[REQUIRED WORK] Transcribe all of the data exactly. Omit the pictures.

[RECORDED INFORMATION]

^^^^

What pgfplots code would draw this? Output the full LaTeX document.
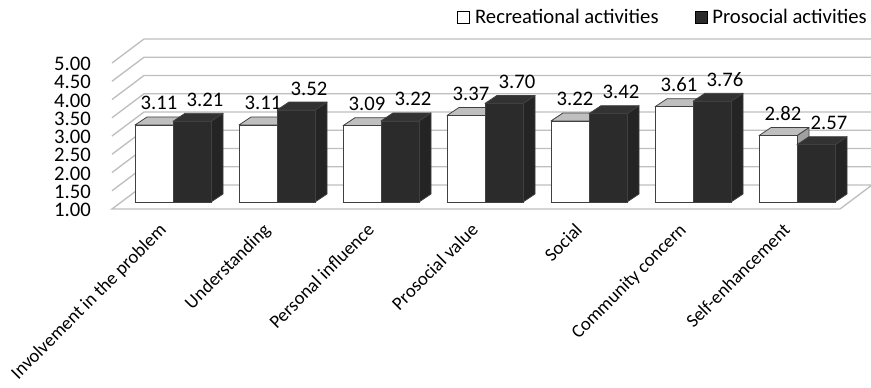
\documentclass[border=0pt]{standalone}
\usepackage{fontspec}
\setmainfont{Carlito}
\usepackage{pgfplots}
\usepackage{pgfplotstable}
\pgfplotsset{compat=1.18}
\definecolor{edge}{RGB}{64,64,64}
\definecolor{wallc}{RGB}{191,191,191}
\definecolor{darkfront}{RGB}{43,43,43}
\definecolor{darkside}{RGB}{36,36,36}
\definecolor{darktop}{RGB}{50,50,50}
\definecolor{lighttop}{RGB}{191,191,191}
\definecolor{lightside}{RGB}{160,160,160}
% cuboid drawn relative to the data point (x, value) on the front plane; bars sit 9px/7px deeper, base at y=1
\newcommand\cuboid[3]{%
  \pgfmathsetlengthmacro\B{5.25pt-(\val-1)*27.375pt}%
  \filldraw[fill=#3, draw=edge, line width=0.6pt, line join=round] (21pt,5.25pt) -- (30pt,11.25pt) -- (30pt,\B+6pt) -- (21pt,\B) -- cycle;
  \filldraw[fill=#2, draw=edge, line width=0.6pt, line join=round] (-7.5pt,5.25pt) -- (1.5pt,11.25pt) -- (30pt,11.25pt) -- (21pt,5.25pt) -- cycle;
  \filldraw[fill=#1, draw=edge, line width=0.6pt] (-7.5pt,\B) rectangle (21pt,5.25pt);}
\pgfdeclareplotmark{cubW}{\cuboid{white}{lighttop}{lightside}}
\pgfdeclareplotmark{cubD}{\cuboid{darkfront}{darktop}{darkside}}
\newcommand\lbl{\fontsize{15.5}{18}\selectfont}
\newcommand\cat{\fontsize{14}{17}\selectfont}
\pgfplotstableread{
x w p
0 3.11 3.21
1 3.11 3.52
2 3.09 3.22
3 3.37 3.70
4 3.22 3.42
5 3.61 3.76
6 2.82 2.57
}\datatable
\begin{document}
\begin{tikzpicture}
\useasboundingbox (0,0) rectangle (653.25pt,290.25pt);
\begin{axis}[
  at={(84pt,133.5pt)}, anchor=south west,
  x=78pt, y=27.375pt,
  xmin=-0.5, xmax=6.5, ymin=1, ymax=5,
  clip=false,
  axis line style={draw=none}, tick style={draw=none},
  major tick length=0pt,
  ytick={1,1.5,2,2.5,3,3.5,4,4.5,5},
  yticklabel style={/pgf/number format/.cd, fixed, fixed zerofill, precision=2, assume math mode=true, /tikz/.cd, font=\lbl, anchor=east, inner sep=0pt, xshift=-15.75pt, yshift=-0.75pt},
  xtick={0,1,2,3,4,5,6},
  xticklabels={Involvement in the problem, Understanding, Personal influence, Prosocial value, Social, Community concern, Self-enhancement},
  xticklabel style={font=\cat, xshift=-4.5pt, yshift=-9.5pt, rotate=45, anchor=north east, inner sep=0pt},
  legend columns=2,
  legend style={at={(1,1.315)}, anchor=east, xshift=20.25pt, draw=none, fill=none, inner sep=0pt, font=\lbl,
    column sep=3.75pt, nodes={inner sep=0pt},
    /tikz/every even column/.append style={column sep=27pt}},
]
% floor and walls
\filldraw[fill=white, draw=wallc, line width=1pt] (axis cs:-0.5,1) -- (axis cs:6.5,1) -- ++(24pt,18pt) -- ([shift={(24pt,18pt)}]axis cs:-0.5,1) -- cycle;
\pgfplotsinvokeforeach{1.5,2,2.5,3,3.5,4,4.5,5}{
  \draw[wallc, line width=1pt] (axis cs:-0.5,#1) -- ++(24pt,18pt) -- ([shift={(24pt,18pt)}]axis cs:6.5,#1);
}
\addplot[only marks, mark=cubW,
  visualization depends on={\thisrow{w} \as \val},
  nodes near coords={\pgfmathprintnumber[fixed, fixed zerofill, precision=2, assume math mode=true]{\pgfplotspointmeta}},
  nodes near coords style={font=\lbl, anchor=base, inner sep=0pt, xshift=10.5pt, yshift=16.5pt, text=black},
  legend image code/.code={\filldraw[fill=white, draw=black, line width=0.6pt] (0pt,-4.5pt) rectangle (9pt,4.5pt);}
] table[x expr=\coordindex-0.1827, y=w] {\datatable};
\addlegendentry{Recreational activities}
\addplot[only marks, mark=cubD,
  visualization depends on={\thisrow{p} \as \val},
  nodes near coords={\pgfmathprintnumber[fixed, fixed zerofill, precision=2, assume math mode=true]{\pgfplotspointmeta}},
  nodes near coords style={font=\lbl, anchor=base, inner sep=0pt, xshift=16.5pt, yshift=16.5pt, text=black},
  legend image code/.code={\filldraw[fill=darkfront, draw=black, line width=0.6pt] (0pt,-4.5pt) rectangle (9pt,4.5pt);}
] table[x expr=\coordindex+0.1827, y=p] {\datatable};
\addlegendentry{Prosocial activities}
\end{axis}
\end{tikzpicture}
\end{document}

^^^^

[SOLUTION TO THE PROBLEM]
What pgfplots code would draw this? Output the full LaTeX document.
\documentclass[border=0pt]{standalone}
\usepackage{fontspec}
\setmainfont{Carlito}
\usepackage{pgfplots}
\usepackage{pgfplotstable}
\pgfplotsset{compat=1.18}
\definecolor{edge}{RGB}{64,64,64}
\definecolor{wallc}{RGB}{191,191,191}
\definecolor{darkfront}{RGB}{43,43,43}
\definecolor{darkside}{RGB}{36,36,36}
\definecolor{darktop}{RGB}{50,50,50}
\definecolor{lighttop}{RGB}{191,191,191}
\definecolor{lightside}{RGB}{160,160,160}
% cuboid drawn relative to the data point (x, value) on the front plane; bars sit 9px/7px deeper, base at y=1
\newcommand\cuboid[3]{%
  \pgfmathsetlengthmacro\B{5.25pt-(\val-1)*27.375pt}%
  \filldraw[fill=#3, draw=edge, line width=0.6pt, line join=round] (21pt,5.25pt) -- (30pt,11.25pt) -- (30pt,\B+6pt) -- (21pt,\B) -- cycle;
  \filldraw[fill=#2, draw=edge, line width=0.6pt, line join=round] (-7.5pt,5.25pt) -- (1.5pt,11.25pt) -- (30pt,11.25pt) -- (21pt,5.25pt) -- cycle;
  \filldraw[fill=#1, draw=edge, line width=0.6pt] (-7.5pt,\B) rectangle (21pt,5.25pt);}
\pgfdeclareplotmark{cubW}{\cuboid{white}{lighttop}{lightside}}
\pgfdeclareplotmark{cubD}{\cuboid{darkfront}{darktop}{darkside}}
\newcommand\lbl{\fontsize{15.5}{18}\selectfont}
\newcommand\cat{\fontsize{14}{17}\selectfont}
\pgfplotstableread{
x w p
0 3.11 3.21
1 3.11 3.52
2 3.09 3.22
3 3.37 3.70
4 3.22 3.42
5 3.61 3.76
6 2.82 2.57
}\datatable
\begin{document}
\begin{tikzpicture}
\useasboundingbox (0,0) rectangle (653.25pt,290.25pt);
\begin{axis}[
  at={(84pt,133.5pt)}, anchor=south west,
  x=78pt, y=27.375pt,
  xmin=-0.5, xmax=6.5, ymin=1, ymax=5,
  clip=false,
  axis line style={draw=none}, tick style={draw=none},
  major tick length=0pt,
  ytick={1,1.5,2,2.5,3,3.5,4,4.5,5},
  yticklabel style={/pgf/number format/.cd, fixed, fixed zerofill, precision=2, assume math mode=true, /tikz/.cd, font=\lbl, anchor=east, inner sep=0pt, xshift=-15.75pt, yshift=-0.75pt},
  xtick={0,1,2,3,4,5,6},
  xticklabels={Involvement in the problem, Understanding, Personal influence, Prosocial value, Social, Community concern, Self-enhancement},
  xticklabel style={font=\cat, xshift=-4.5pt, yshift=-9.5pt, rotate=45, anchor=north east, inner sep=0pt},
  legend columns=2,
  legend style={at={(1,1.315)}, anchor=east, xshift=20.25pt, draw=none, fill=none, inner sep=0pt, font=\lbl,
    column sep=3.75pt, nodes={inner sep=0pt},
    /tikz/every even column/.append style={column sep=27pt}},
]
% floor and walls
\filldraw[fill=white, draw=wallc, line width=1pt] (axis cs:-0.5,1) -- (axis cs:6.5,1) -- ++(24pt,18pt) -- ([shift={(24pt,18pt)}]axis cs:-0.5,1) -- cycle;
\pgfplotsinvokeforeach{1.5,2,2.5,3,3.5,4,4.5,5}{
  \draw[wallc, line width=1pt] (axis cs:-0.5,#1) -- ++(24pt,18pt) -- ([shift={(24pt,18pt)}]axis cs:6.5,#1);
}
\addplot[only marks, mark=cubW,
  visualization depends on={\thisrow{w} \as \val},
  nodes near coords={\pgfmathprintnumber[fixed, fixed zerofill, precision=2, assume math mode=true]{\pgfplotspointmeta}},
  nodes near coords style={font=\lbl, anchor=base, inner sep=0pt, xshift=10.5pt, yshift=16.5pt, text=black},
  legend image code/.code={\filldraw[fill=white, draw=black, line width=0.6pt] (0pt,-4.5pt) rectangle (9pt,4.5pt);}
] table[x expr=\coordindex-0.1827, y=w] {\datatable};
\addlegendentry{Recreational activities}
\addplot[only marks, mark=cubD,
  visualization depends on={\thisrow{p} \as \val},
  nodes near coords={\pgfmathprintnumber[fixed, fixed zerofill, precision=2, assume math mode=true]{\pgfplotspointmeta}},
  nodes near coords style={font=\lbl, anchor=base, inner sep=0pt, xshift=16.5pt, yshift=16.5pt, text=black},
  legend image code/.code={\filldraw[fill=darkfront, draw=black, line width=0.6pt] (0pt,-4.5pt) rectangle (9pt,4.5pt);}
] table[x expr=\coordindex+0.1827, y=p] {\datatable};
\addlegendentry{Prosocial activities}
\end{axis}
\end{tikzpicture}
\end{document}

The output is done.